La baraque à frites
par Frédéric Benhaim
Sur la Grand’Place, la baraque a fière allure. Elle trône comme un carrousel, et rappelle qu’à côté de la grandeur et de l’histoire de la vieille ville, il y a le besoin de se nourrir. Et celui-ci est aussi un plaisir quotidien ; une affaire de parfums et de saveurs.
La baraque est blanche ; elle est préfabriquée ; on dirait une installation de chantier. Elle est ouverte devant, tout le long, et l’ouverture est protégée par un auvent ; elle a une porte sur le côté, fermée à clé (sait-on jamais) ou au contraire ouverte (c’est plus pratique).

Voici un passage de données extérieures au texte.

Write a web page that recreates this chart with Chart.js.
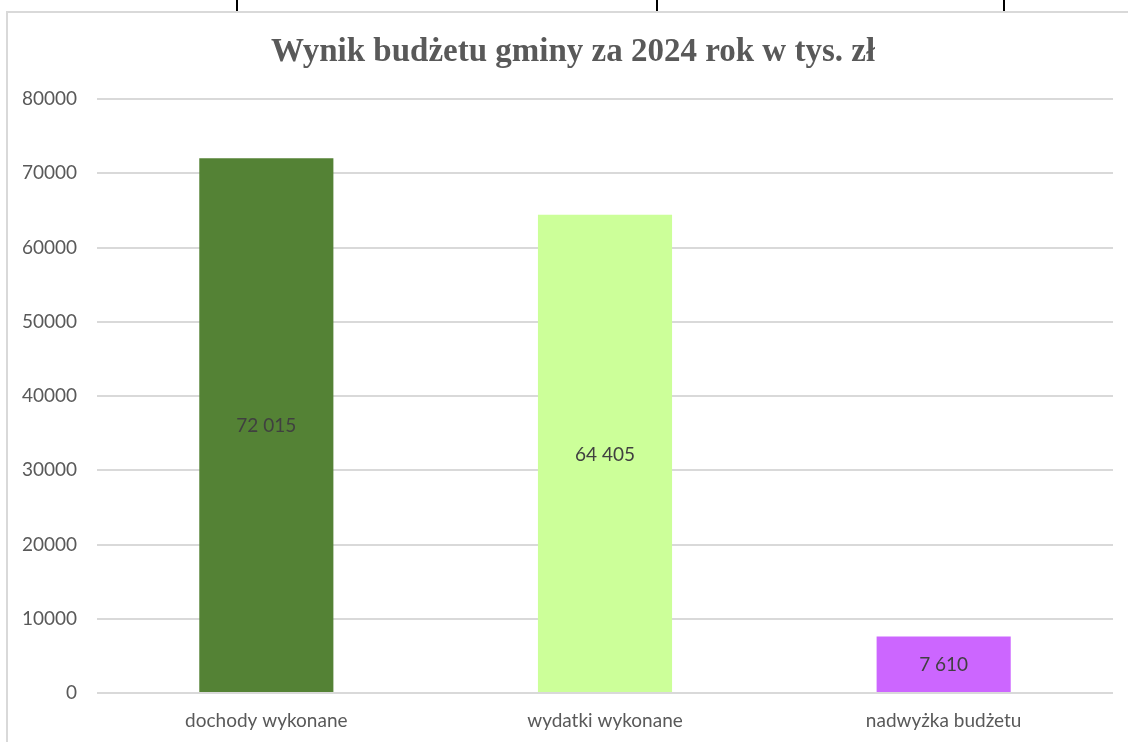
<!DOCTYPE html>
<html>
<head>
<meta charset="utf-8">
<script src="https://cdn.jsdelivr.net/npm/chart.js@4.4.1/dist/chart.umd.min.js"></script>
<style>
  html, body { margin: 0; padding: 0; background: #fff; width: 1128px; height: 742px; overflow: hidden; position: relative; }
  .tl { position: absolute; top: 0; width: 2px; height: 11px; background: #000; }
  #box { position: absolute; left: 6px; top: 11px; width: 1140px; height: 760px; border-left: 2px solid #d9d9d9; border-top: 2px solid #d9d9d9; }
  #wrap { position: absolute; left: 8px; top: 13px; width: 1120px; height: 729px; }
</style>
</head>
<body>
<div class="tl" style="left:236px"></div>
<div class="tl" style="left:656px"></div>
<div class="tl" style="left:1003px"></div>
<div id="box"></div>
<div id="wrap"><canvas id="c"></canvas></div>
<script>
const categories = ["dochody wykonane", "wydatki wykonane", "nadwyżka budżetu"];
const values = [72015, 64405, 7610];
const valueLabels = ["72 015", "64 405", "7 610"];
const barColors = ["#548235", "#CCFF99", "#CC66FF"];
const chartTitle = "Wynik budżetu gminy za 2024 rok w tys. zł";

const labelFont = "Lato, 'Open Sans', sans-serif";
const titleFont = "bold 33px 'Liberation Serif', 'Times New Roman', serif";

const centerLabels = {
  id: 'centerLabels',
  afterDatasetsDraw(chart) {
    const ctx = chart.ctx;
    const meta = chart.getDatasetMeta(0);
    ctx.save();
    ctx.font = "19px " + labelFont;
    ctx.fillStyle = "#404040";
    ctx.textAlign = "center";
    ctx.textBaseline = "middle";
    meta.data.forEach((bar, i) => {
      const y = (bar.y + bar.base) / 2;
      ctx.fillText(valueLabels[i], bar.x, y + 1);
    });
    ctx.restore();
  }
};

const shiftedTitle = {
  id: 'shiftedTitle',
  afterDraw(chart) {
    const ctx = chart.ctx;
    const tb = chart.titleBlock;
    ctx.save();
    ctx.font = titleFont;
    ctx.fillStyle = "#595959";
    ctx.textAlign = "center";
    ctx.textBaseline = "middle";
    ctx.fillText(chartTitle, 565, tb.top + 20 + 33 * 1.2 / 2);
    ctx.restore();
  }
};

new Chart(document.getElementById('c'), {
  type: 'bar',
  data: {
    labels: categories,
    datasets: [{
      data: values,
      backgroundColor: barColors,
      borderWidth: 0,
      categoryPercentage: 1.0,
      barPercentage: 0.396
    }]
  },
  options: {
    responsive: true,
    maintainAspectRatio: false,
    animation: false,
    devicePixelRatio: 1,
    layout: { padding: { left: 0, right: 15, top: 0, bottom: 0 } },
    plugins: {
      legend: { display: false },
      tooltip: { enabled: false },
      title: {
        display: true,
        text: chartTitle,
        color: "rgba(0,0,0,0)",
        font: { family: "'Liberation Serif', 'Times New Roman', serif", size: 33, weight: 'bold' },
        padding: { top: 20, bottom: 26.4 }
      }
    },
    scales: {
      y: {
        min: 0,
        max: 80000,
        ticks: {
          stepSize: 10000,
          color: "#595959",
          font: { family: labelFont, size: 19 },
          padding: 20,
          callback: v => String(v)
        },
        grid: { color: "#d9d9d9", lineWidth: 2, drawTicks: false },
        border: { display: false },
        afterFit(scale) { scale.width = 89; }
      },
      x: {
        ticks: {
          color: "#595959",
          font: { family: labelFont, size: 19 },
          padding: 16,
          maxRotation: 0
        },
        grid: { display: false, drawTicks: false },
        border: { display: false },
        afterFit(scale) { scale.height = 49; }
      }
    }
  },
  plugins: [centerLabels, shiftedTitle]
});
</script>
</body>
</html>
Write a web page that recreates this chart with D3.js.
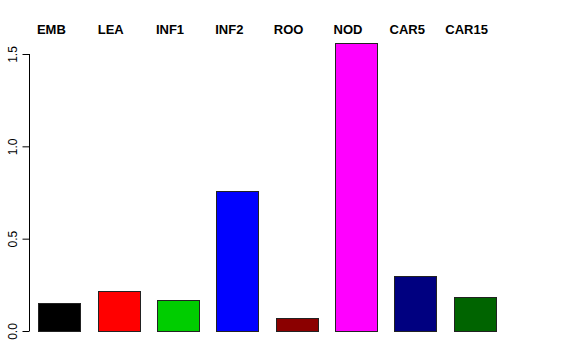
<!DOCTYPE html>
<html>
<head>
<meta charset="utf-8">
<script src="https://cdn.jsdelivr.net/npm/d3@7"></script>
<style>
  body { margin: 0; background: #fff; }
  text { font-family: "Liberation Sans", Arial, sans-serif; }
</style>
</head>
<body>
<svg width="576" height="360"></svg>
<script>
var categories = ["EMB", "LEA", "INF1", "INF2", "ROO", "NOD", "CAR5", "CAR15"];
var values = [0.153, 0.215, 0.168, 0.758, 0.069, 1.560, 0.298, 0.182];
var colors = ["#000000", "#ff0000", "#00cd00", "#0000ff", "#8b0000", "#ff00ff", "#000080", "#006400"];
var yTicks = [0, 0.5, 1, 1.5];

var svg = d3.select("svg"),
    margin = { top: 54, left: 29 };

// y: 0 at 331, 1.5 at 54
var y = d3.scaleLinear().domain([0, 1.5]).range([331, 54]);

var x = d3.scaleBand()
    .domain(categories)
    .range([30, 504])
    .paddingInner(0.29)
    .paddingOuter(0.14);

var g = svg.append("g");

g.selectAll(".bar")
    .data(categories)
    .enter().append("rect")
    .attr("class", "bar")
    .attr("x", function (d) { return Math.round(x(d)) + 0.5; })
    .attr("y", function (d, i) { return Math.round(y(values[i])) + 0.5; })
    .attr("width", Math.round(x.bandwidth()))
    .attr("height", function (d, i) { return Math.round(y(0)) - Math.round(y(values[i])); })
    .attr("fill", function (d, i) { return colors[i]; })
    .attr("stroke", "#222")
    .attr("stroke-width", 1);

// category labels on top
g.selectAll(".lab")
    .data(categories)
    .enter().append("text")
    .attr("class", "lab")
    .attr("x", function (d) { return x(d) + x.bandwidth() / 2 - 8; })
    .attr("y", 34)
    .attr("text-anchor", "middle")
    .style("font-size", "13px")
    .style("font-weight", "bold")
    .text(function (d) { return d; });

// y axis
var yAxis = d3.axisLeft(y)
    .tickValues(yTicks)
    .tickSize(7)
    .tickPadding(0)
    .tickFormat(d3.format(".1f"));

var ax = svg.append("g")
    .attr("transform", "translate(" + (margin.left + 0.5) + ",0)")
    .call(yAxis);

ax.select(".domain").attr("d", "M0," + y(0) + "V" + y(1.5)).attr("stroke", "#000");
ax.selectAll(".tick line").attr("stroke", "#000");
ax.selectAll(".tick text")
    .attr("transform", "rotate(-90)")
    .attr("x", 0)
    .attr("y", -13)
    .attr("dy", 0)
    .attr("text-anchor", "middle")
    .style("font-family", "'Liberation Sans', Arial, sans-serif")
    .style("font-size", "12px")
    .attr("fill", "#000");
</script>
</body>
</html>
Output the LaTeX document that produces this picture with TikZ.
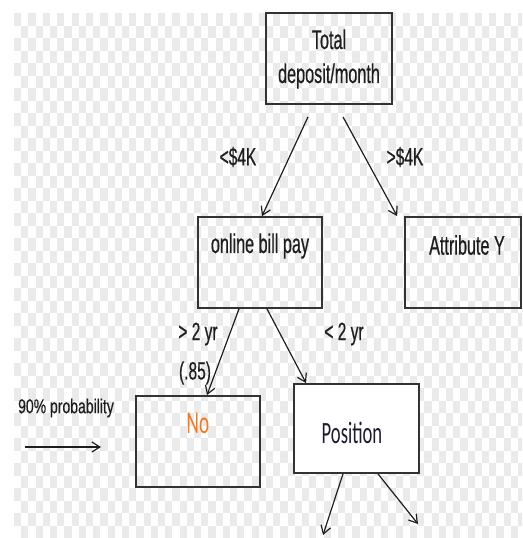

Quand vous approchez, l’odeur de la friture vient ravir vos narines. C’est si bon ! et si peu sain, mais qu’importe ; certains disent qu’il est sain de se faire plaisir. Et c’est pratique ; à toute heure, et quand on est pressé, on mange un cornet en passant, en allant, en faisant autre chose, ou assis sur un des bancs de la grand’place dont les corbeilles sont comme des annexes à détritus pour la baraque à frites.
Il y a plein de parfums, plein, plein ! ça va de la brésilienne à l’arménienne en passant par la flamande ou l’albanaise. Dit autrement, ananas, (…), carbonnade, (…). Ca s’ajoute. C’est cumulatif. L’effet d’empilement des sauces fait tout le frisson des adolescents. Plus tard, vous savourez ça nature, ou avec un peu de sel. Le secret, c’est la graisse, qu’on ne trouve pas ailleurs. Le patron a un peu d’embonpoint mais pas trop ; sa femme, c’est pareil. Ils font tous les deux attention, malgré tout, et puis travailler dans une baraque à frites, c’est comme travailler dans une boutique de chocolats ; à force, on s’habitue, et on n’est pas tenté tout le temps.
Le tout se mange comme ça, avec de petites fourchettes dans votre cornet de papier. En hiver, quand le froid vous mord les os, ça réchauffe un peu, et d’ailleurs, ici, on vend aussi du café. Café frites c’est original et c’est parfait contre les basses températures et surtout l’humidité. Pour une raison qui nous échappe, pourtant, la friture est universelle. On dit qu’elle était une façon commode d’assurer la désinfection des aliments, un peu comme l’eau bouillante. Mais, remarquent les passants en nombre, elle a plus de goût ! même les adeptes de la santé s’y arrêtent. Ca ne vaut, la santé, que si on y déroge de temps en temps.
Paris, le 7 juillet 2014.
A Claire Marynower, pour m’avoir donné l’idée.